The All-Singing, All-Dancing XCompMGR
Jon Nettleton
jon.nettleton at gmail.com
Fri Apr 30 16:35:33 EDT 2010
> I think our next steps should be to:
>
> * quantify the memory difference (both total and per-window) against
> not running xcompmgr. We were already running with the composite X
> extension on, so I think the increase may be small.
>
> * work out whether we think the "frame pieces" drop shadow, and drop
> shadow in general, are an improvement -- we should ask the Sugar
> Design Team for their opinion on this too.
>
> Jon N, any opinions from the openchrome end on turning on xcompmgr?
>
Currently compositing on the VX855 with openchrome would work, but is
extemely inefficient. The openchrome support for the VX855 only
supports XAA until we get DRI and DMA sorted out. Compositing on XAA
is really inefficient as only System Memory to VRAM actions are
accelerated by the RENDER extension.
Overall compositing is visually a nice improvement, but almost always
at a cost of CPU and power. I also think xcompmgr is not the right
piece of software. It is really old and missing a lot of the love
needed for a good compositing manager to work seamlessly. Mainly it
is missing un-redirecting fullscreen windows and overlays causing
video playback to be quite expensive, and OpenGL to be unreliable.

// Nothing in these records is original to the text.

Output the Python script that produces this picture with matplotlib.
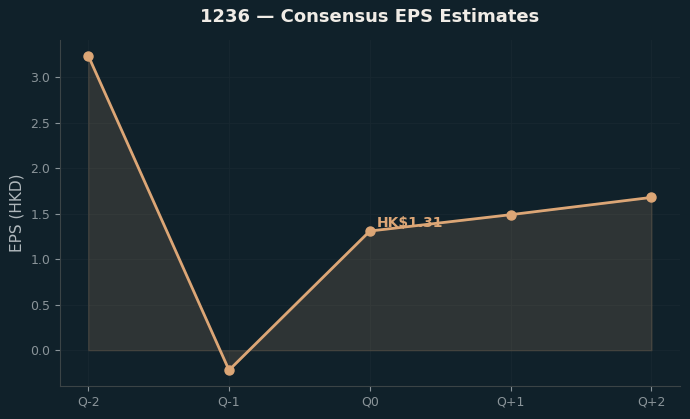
import matplotlib
matplotlib.use('Agg')
import matplotlib.pyplot as plt
import numpy as np

# Data
quarters = ['Q-2', 'Q-1', 'Q0', 'Q+1', 'Q+2']
eps = [3.24, -0.22, 1.31, 1.49, 1.68]
current_label = 'HK$1.31'

bg = '#10212a'
accent = '#dca676'
muted = '#8a9499'

fig, ax = plt.subplots(figsize=(6.9, 4.19), dpi=100)
fig.patch.set_facecolor(bg)
ax.set_facecolor(bg)

x = np.arange(len(quarters))
ax.fill_between(x, eps, 0, color=accent, alpha=0.15, linewidth=1)
ax.plot(x, eps, color=accent, linewidth=2, marker='o', markersize=6.5, zorder=4)

ax.annotate(current_label, xy=(2, eps[2]), xytext=(5, 1), textcoords='offset points',
            color=accent, fontsize=10, fontweight='bold', ha='left', va='bottom', zorder=3)

ax.set_xticks(x)
ax.set_xticklabels(quarters)
ax.set_ylabel('EPS (HKD)', color='#b0b8bc', fontsize=11)
ax.set_title('1236 — Consensus EPS Estimates', color='#f0ece6', fontsize=13,
             fontweight='bold', pad=13)

ax.tick_params(colors=muted, labelsize=9)
for s in ['top', 'right']:
    ax.spines[s].set_visible(False)
for s in ['left', 'bottom']:
    ax.spines[s].set_color('#3b4446')
ax.grid(True, color='#182830', linewidth=0.6)
ax.set_axisbelow(True)

plt.subplots_adjust(left=0.087, right=0.985, top=0.905, bottom=0.079)
plt.savefig('out.png', dpi=100, facecolor=bg)
plt.close()
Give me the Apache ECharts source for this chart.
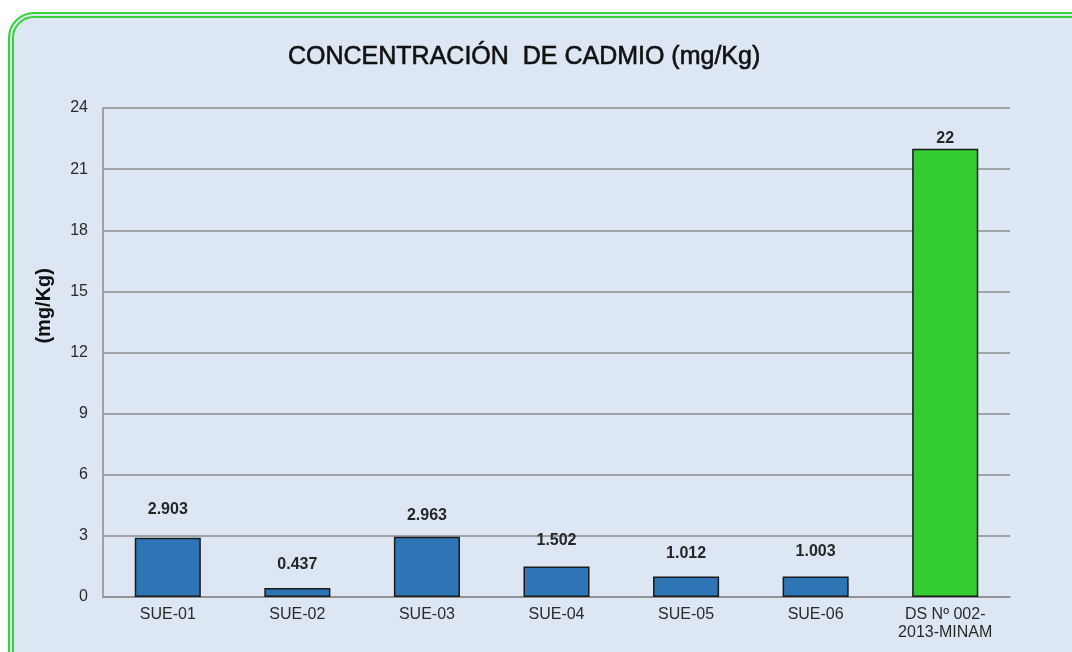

Back when Thomas first wrote EXA support for the openchrome we found
that the bare minimum you needed for descent compositing performance
was 64MB of video ram. This is doable but we also have to realize we
are at a disadvantage because we run at a relative high resolution
1200x900.
If we were going the compositing route I would probably suggest the
project look into using a simple compositing window manager like XFWM
from the XFCE project. Their code was originally an import of
xcompmgr, but they have done a great job improving it over the years.
But I think that is another conversation entirely.